PROBLEM TO SOLVE> Transcribe the records below from the first line to the line that includes "(9,11) -- (1280,11);", inclusive, and omit the pictures.

# START OF RECORDS SUPPLIED

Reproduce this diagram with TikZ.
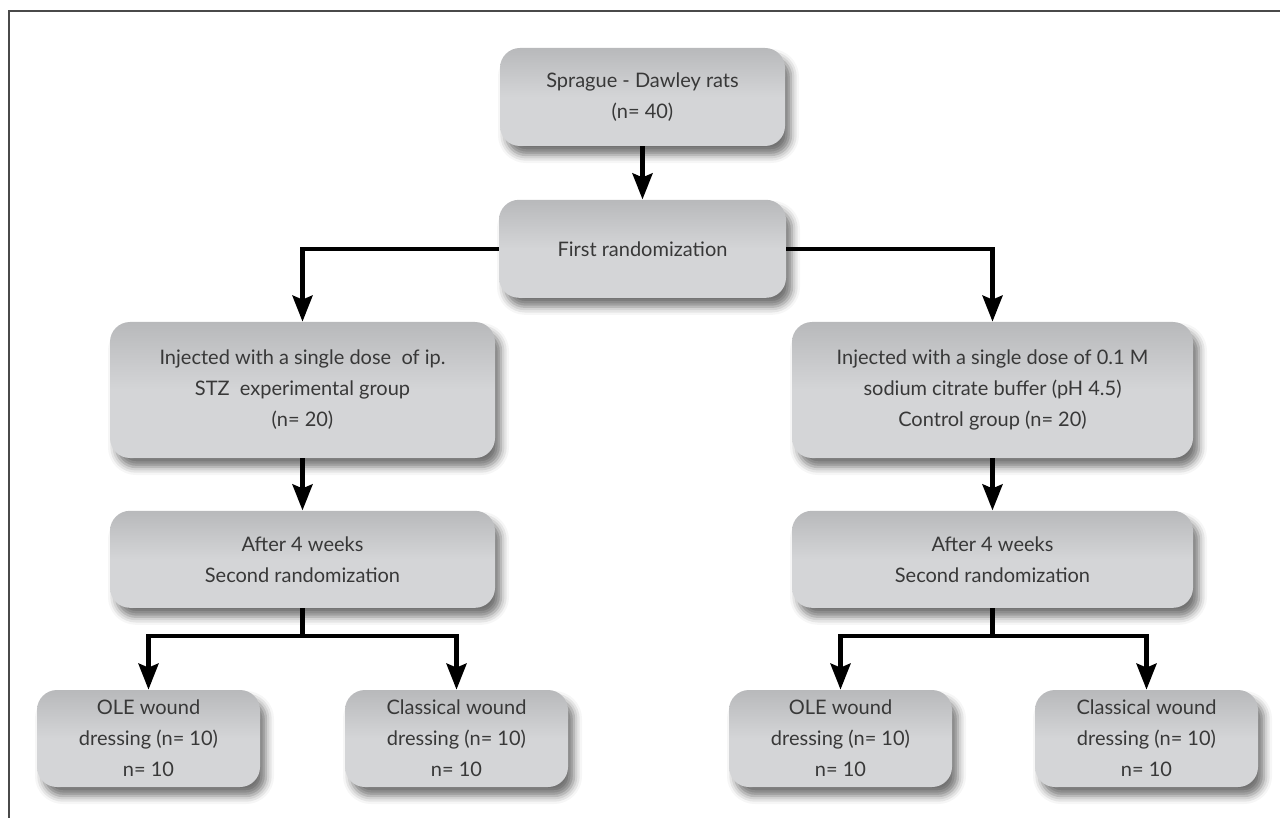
\documentclass[tikz,border=0pt]{standalone}
\usepackage{fontspec}
\setmainfont{Lato}
\usetikzlibrary{arrows.meta,positioning,shadows.blur}

\definecolor{boxtop}{HTML}{B8B9BB}
\definecolor{boxbot}{HTML}{D4D5D7}
\definecolor{boxtext}{HTML}{383838}
\definecolor{framegray}{HTML}{4A4A4A}

\tikzstyle{block}=[rectangle, rounded corners=10pt, top color=boxtop, bottom color=boxbot, middle color=boxbot, blur shadow={shadow xshift=3pt, shadow yshift=-4.5pt, shadow blur radius=4pt, shadow opacity=55}, align=center, text=boxtext, font=\fontsize{10}{15.5}\selectfont, inner sep=0pt]
\tikzstyle{arrow}=[draw, line width=2.2pt, -{Stealth[length=13pt,width=10pt,inset=2pt]}]

\begin{document}
\begin{tikzpicture}[x=0.5pt, y=-0.5pt]
\useasboundingbox (0,0) rectangle (1280,818);
\draw [framegray, line width=1pt] (9,818) -- (9,11) -- (1280,11);

\node (rats) [block, minimum width=142.5pt, minimum height=49pt] at (642.5,97) {Sprague - Dawley rats\\(n= 40)};
\node (first) [block, minimum width=143.5pt, minimum height=49pt, below=26.5pt of rats] {First randomization};
\node (stz) [block, minimum width=192.5pt, minimum height=68pt] at (302.5,390) {Injected with a single dose\ \ of ip.\\STZ\ \ experimental group\\(n= 20)};
\node (citrate) [block, minimum width=200.5pt, minimum height=68pt] at (992.5,390) {Injected with a single dose of 0.1 M\\sodium citrate buffer (pH 4.5)\\Control group (n= 20)};
\node (weeksL) [block, minimum width=192.5pt, minimum height=48.5pt, below=26pt of stz] {After 4 weeks\\Second randomization};
\node (weeksR) [block, minimum width=200.5pt, minimum height=48.5pt, below=26pt of citrate] {After 4 weeks\\Second randomization};
\node (oleL) [block, minimum width=111.5pt, minimum height=48.5pt] at (148.5,738.5) {OLE wound\\dressing (n= 10)\\n= 10};
\node (clasL) [block, minimum width=111.5pt, minimum height=48.5pt] at (456.5,738.5) {Classical wound\\dressing (n= 10)\\n= 10};
\node (oleR) [block, minimum width=111.5pt, minimum height=48.5pt] at (840.5,738.5) {OLE wound\\dressing (n= 10)\\n= 10};
\node (clasR) [block, minimum width=111.5pt, minimum height=48.5pt] at (1146.5,738.5) {Classical wound\\dressing (n= 10)\\n= 10};

\draw [arrow] (rats) -- (first);
\draw [arrow] (first.west) -| (stz.north);
\draw [arrow] (first.east) -| (citrate.north);
\draw [arrow] (stz) -- (weeksL);
\draw [arrow] (citrate) -- (weeksR);
\draw [arrow] (weeksL.south) -- ++(0,28) -| (oleL.north);
\draw [arrow] (weeksL.south) -- ++(0,28) -| (clasL.north);
\draw [arrow] (weeksR.south) -- ++(0,28) -| (oleR.north);
\draw [arrow] (weeksR.south) -- ++(0,28) -| (clasR.north);

\end{tikzpicture}
\end{document}
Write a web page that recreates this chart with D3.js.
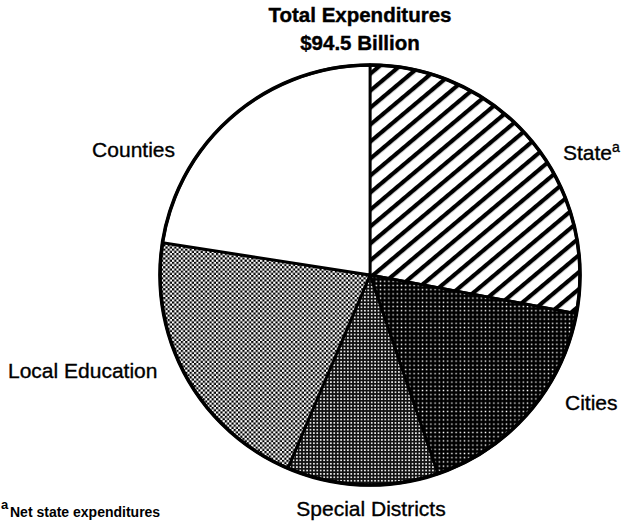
<!DOCTYPE html>
<html>
<head>
<meta charset="utf-8">
<script src="https://cdn.jsdelivr.net/npm/d3@7"></script>
<style>
  html, body { margin: 0; padding: 0; background: #fff; }
  svg { display: block; font-family: "Liberation Sans", Arial, Helvetica, sans-serif; }
</style>
</head>
<body>
<script>
// data (billions of dollars, clockwise from 12 o'clock)
const categories = ["State", "Cities", "Special Districts", "Local Education", "Counties"];
const values = [26.4, 15.9, 11.0, 19.9, 21.3];
const titleLines = ["Total Expenditures", "$94.5 Billion"];
const footnote = "Net state expenditures";

// 1. dimensions
let dimensions = {
  width: 622,
  height: 521,
  cx: 370,
  cy: 275,
  radius: 210,
};

// 2. draw canvas
const svg = d3
  .create("svg")
  .attr("width", dimensions.width)
  .attr("height", dimensions.height);

svg.append("rect")
  .attr("width", dimensions.width)
  .attr("height", dimensions.height)
  .attr("fill", "#fff");

// fill patterns for the slices
const defs = svg.append("defs");

// diagonal hatch
const hatch = defs.append("pattern")
  .attr("id", "hatch")
  .attr("patternUnits", "userSpaceOnUse")
  .attr("width", 13)
  .attr("height", 13)
  .attr("patternTransform", "rotate(-40)");
hatch.append("rect").attr("width", 13).attr("height", 13).attr("fill", "#fff");
hatch.append("rect").attr("y", 0).attr("width", 13).attr("height", 4.2).attr("fill", "#000");

// dark dots (cities)
const darkDots = defs.append("pattern")
  .attr("id", "darkDots")
  .attr("patternUnits", "userSpaceOnUse")
  .attr("width", 4.2)
  .attr("height", 4.2);
darkDots.append("rect").attr("width", 4.2).attr("height", 4.2).attr("fill", "#000");
darkDots.append("rect").attr("x", 1.4).attr("y", 1.4).attr("width", 1.4).attr("height", 1.4).attr("fill", "#fff");

// medium dots (special districts)
const midDots = defs.append("pattern")
  .attr("id", "midDots")
  .attr("patternUnits", "userSpaceOnUse")
  .attr("width", 3.4)
  .attr("height", 3.4);
midDots.append("rect").attr("width", 3.4).attr("height", 3.4).attr("fill", "#111");
midDots.append("rect").attr("x", 0.9).attr("y", 0.9).attr("width", 1.6).attr("height", 1.6).attr("fill", "#fff");

// checkerboard (local education)
const checker = defs.append("pattern")
  .attr("id", "checker")
  .attr("patternUnits", "userSpaceOnUse")
  .attr("width", 4.4)
  .attr("height", 4.4);
checker.append("rect").attr("width", 4.4).attr("height", 4.4).attr("fill", "#fff");
checker.append("rect").attr("width", 2.2).attr("height", 2.2).attr("fill", "#000");
checker.append("rect").attr("x", 2.2).attr("y", 2.2).attr("width", 2.2).attr("height", 2.2).attr("fill", "#000");

const fillFor = {
  "State": "url(#hatch)",
  "Cities": "url(#darkDots)",
  "Special Districts": "url(#midDots)",
  "Local Education": "url(#checker)",
  "Counties": "#fff",
};

// 3. pie layout
const dataset = categories.map((c, i) => ({ name: c, value: values[i] }));

const pie = d3.pie()
  .sort(null)
  .value((d) => d.value)
  .startAngle(0)
  .endAngle(2 * Math.PI);

const arc = d3.arc()
  .innerRadius(0)
  .outerRadius(dimensions.radius);

const bounds = svg.append("g")
  .attr("transform", `translate(${dimensions.cx},${dimensions.cy})`);

bounds.selectAll(".slice")
  .data(pie(dataset))
  .join("path")
  .attr("class", "slice")
  .attr("d", arc)
  .attr("fill", (d) => fillFor[d.data.name])
  .attr("stroke", "#000")
  .attr("stroke-width", 2.8)
  .attr("stroke-linejoin", "round");

// outer rim
bounds.append("circle")
  .attr("r", dimensions.radius)
  .attr("fill", "none")
  .attr("stroke", "#000")
  .attr("stroke-width", 3.6);

// 4. title
const title = svg.append("text")
  .attr("text-anchor", "middle")
  .attr("font-weight", "bold")
  .attr("font-size", 20.5)
  .attr("fill", "#000")
  .attr("stroke", "#000")
  .attr("stroke-width", 0.4);
title.selectAll("tspan")
  .data(titleLines)
  .join("tspan")
  .attr("x", 360)
  .attr("y", (d, i) => 22 + i * 28)
  .text((d) => d);

// 5. slice labels
const labelLayout = {
  "State": { x: 563, y: 160, anchor: "start" },
  "Cities": { x: 565, y: 410, anchor: "start" },
  "Special Districts": { x: 371, y: 516, anchor: "middle" },
  "Local Education": { x: 8, y: 378, anchor: "start" },
  "Counties": { x: 175, y: 157, anchor: "end" },
};

const labels = svg.append("g")
  .attr("font-size", 21)
  .attr("fill", "#000")
  .attr("stroke", "#000")
  .attr("stroke-width", 0.35);

labels.selectAll("text")
  .data(categories)
  .join("text")
  .attr("x", (d) => labelLayout[d].x)
  .attr("y", (d) => labelLayout[d].y)
  .attr("text-anchor", (d) => labelLayout[d].anchor)
  .each(function (d) {
    const t = d3.select(this);
    t.append("tspan").text(d);
    if (d === "State") {
      t.append("tspan")
        .attr("font-size", 14)
        .attr("dy", -8)
        .text("a");
    }
  });

// 6. footnote
const note = svg.append("text")
  .attr("font-weight", "bold")
  .attr("fill", "#000");
note.append("tspan")
  .attr("x", 1)
  .attr("y", 509)
  .attr("font-size", 13)
  .text("a");
note.append("tspan")
  .attr("x", 10)
  .attr("y", 517)
  .attr("font-size", 14)
  .text(footnote);

document.body.appendChild(svg.node());
</script>
</body>
</html>
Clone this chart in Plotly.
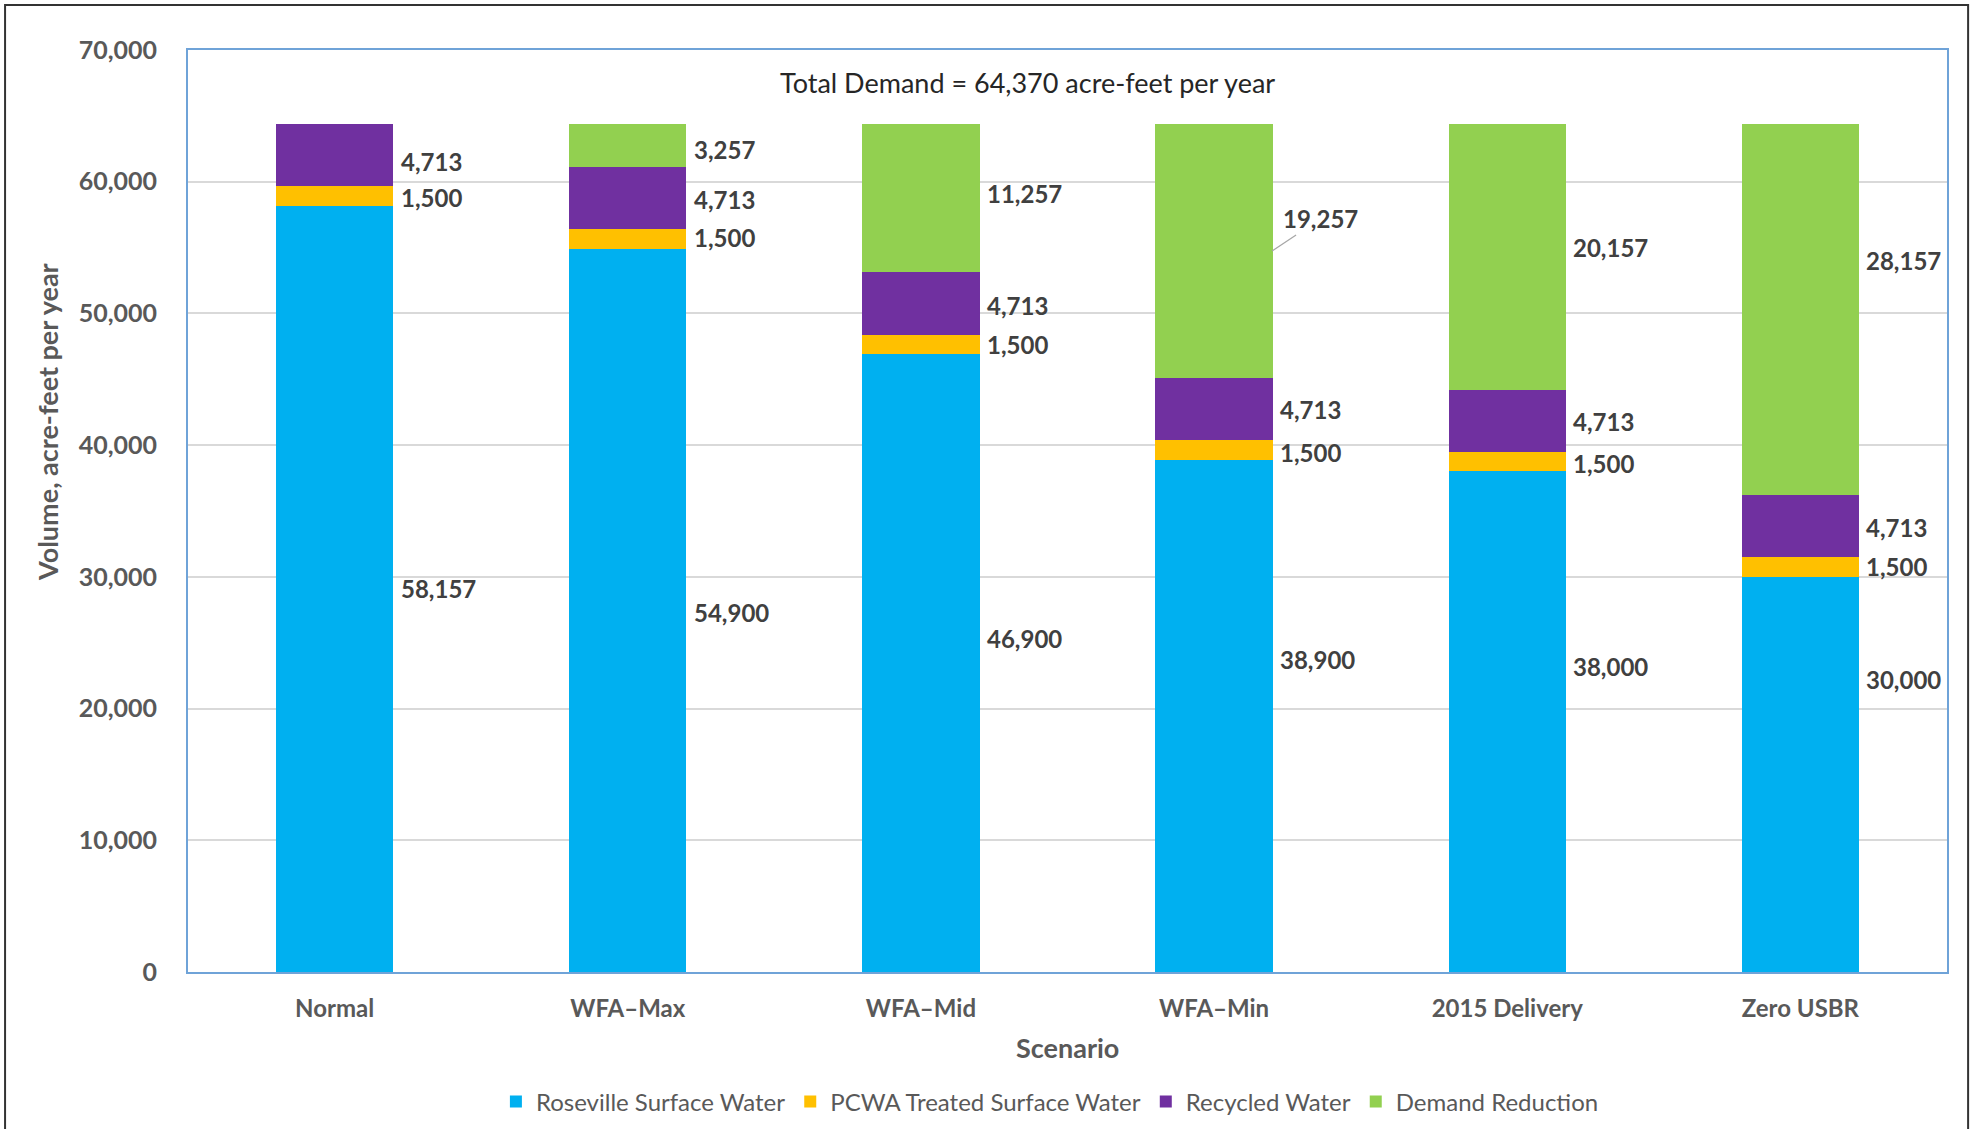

# END OF RECORDS SUPPLIED

SOLUTION BELOW>
Reproduce this diagram with TikZ.
\documentclass[tikz,border=0pt]{standalone}
\usepackage{fontspec}
\setmainfont{Lato}
\usetikzlibrary{arrows.meta,positioning,shadows.blur}

\definecolor{boxtop}{HTML}{B8B9BB}
\definecolor{boxbot}{HTML}{D4D5D7}
\definecolor{boxtext}{HTML}{383838}
\definecolor{framegray}{HTML}{4A4A4A}

\tikzstyle{block}=[rectangle, rounded corners=10pt, top color=boxtop, bottom color=boxbot, middle color=boxbot, blur shadow={shadow xshift=3pt, shadow yshift=-4.5pt, shadow blur radius=4pt, shadow opacity=55}, align=center, text=boxtext, font=\fontsize{10}{15.5}\selectfont, inner sep=0pt]
\tikzstyle{arrow}=[draw, line width=2.2pt, -{Stealth[length=13pt,width=10pt,inset=2pt]}]

\begin{document}
\begin{tikzpicture}[x=0.5pt, y=-0.5pt]
\useasboundingbox (0,0) rectangle (1280,818);
\draw [framegray, line width=1pt] (9,818) -- (9,11) -- (1280,11);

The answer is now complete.